There’s more, much more, to be enjoyed, often in convenient pairings: LITTLE LORD FAUNTLEROY and TOM SAWYER would make a fine double-feature, as might THE FOUNTAIN (Ann Harding) and UNFAITHFUL (Ruth Chatterton), while Canadian backwoods drama JALNA could pair up with the misbegotten SPITFIRE, in which Katharine Hepburn boggles every instinct known to man by playing a hillbilly (Appalachia by way of Bryn Mawr). Tex Avery did a pretty good Hepburn caricature, so I’m imagining this crossed with his LITTLE RURAL RIDING HOOD, La Hepburn opening doors with her prehensile toes, etc… Cromwell, of course, was well aware this casting was insane, but he was at RKO, so what could you do? Campaign for Ginger Rogers?

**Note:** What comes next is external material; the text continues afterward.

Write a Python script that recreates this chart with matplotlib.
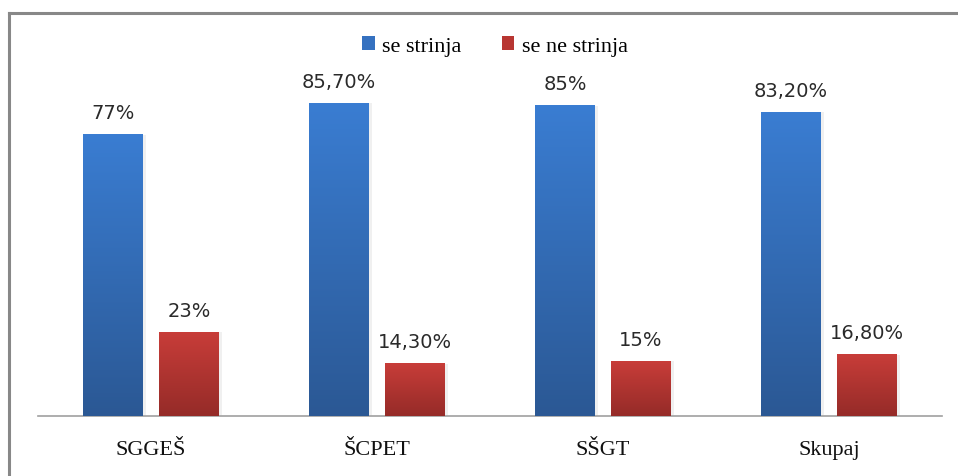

THE WORLD AND THE FLESH still seems to mark the moment when Cromwell really engaged with cinema, and it may have been motivated by his absolute contempt for the script, a farrago of Russian Revolution clichés and fantasies he knew to be utter bilge. Desperation breeds inspiration, and like Sidney Furie stamping on the script of THE IPCRESS FILE before making a masterpiece out of it, Cromwell energized his dormant stylistic powers, and increased in stature forthwith.